The John Lewis group has just axed its final salary pension scheme. In fact, it’s just axed the entire idea of a defined benefits pension scheme. Given that it was one of the last in the country in the private sector this isn’t all that much of a surprise. But it does show that such axing is not a preserve of the capitalists like Philip Green. For John Lewis is a socialist organisation:
John Lewis has axed the last remnants of its gold-plated pension plan in an attempt to fill a hole of nearly £200 million in the scheme. The retailer is severing the link between final salaries and retirement benefits for its 83,900 staff as it battles a steep downturn on the high street. It is among the last private sector employers to offer staff a guaranteed payout in their old age. Defined benefit schemes have become increasingly costly for companies to operate due to record low interest rates and increases in life expectancy.
It’s simply not affordable to be paying someone for 30 or 40 years in retirement based off their working for 30 or 40 years. Not if the wages are going to be anything fun, or the pension income at least.

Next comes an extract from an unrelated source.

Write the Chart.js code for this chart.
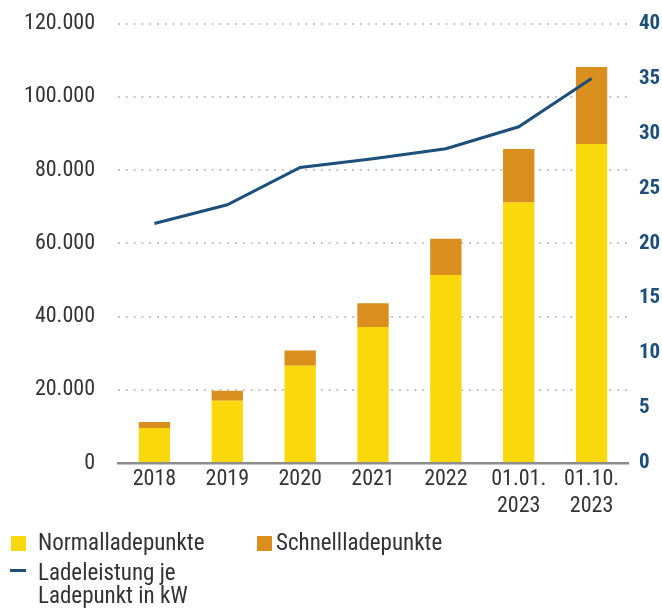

This is also nothing at all to do with the capitalist lust for profits, or the desire to expropriate the value generation by labour. It’s just maths, the way that spreadsheets work. Ignore investment returns, discounting and all that for a moment. Imagine that 30 years of work has to pay for 60 years of income.
No, not that we’re there quite yet and we shouldn’t ignore investment returns and so on. But just to keep things simple for the example.
If 30 years work has to produce 60 years income then 50% of the wages paid while working will actually be that pension.
Now think back two generations. 30 years of work had to pay for say 35 years of income – again an exaggeration just to emphasise. In that case only 16% of wages are that pension.
So, working lives have shortened over time. We start considerably later, degrees for all, we’re not going to work at 14 any more either. Life expectancies have soared. Both are just fine, laudable even. But the financial model built for short retirements just isn’t going to work when the Golden Years approach the same decades as the working life preceding them.
And again, this is nothing to do with capitalism:
Last month it cut staff bonuses from 5 per cent of salary to 3 per cent after a slump in profits. In March, Sir Charles Mayfield, its departing chairman, warned that staff could not expect to enjoy annual bonuses and a generous pension entitlement, saying: “You can’t have it twice.”
How do you want your pay? Now or as a pension?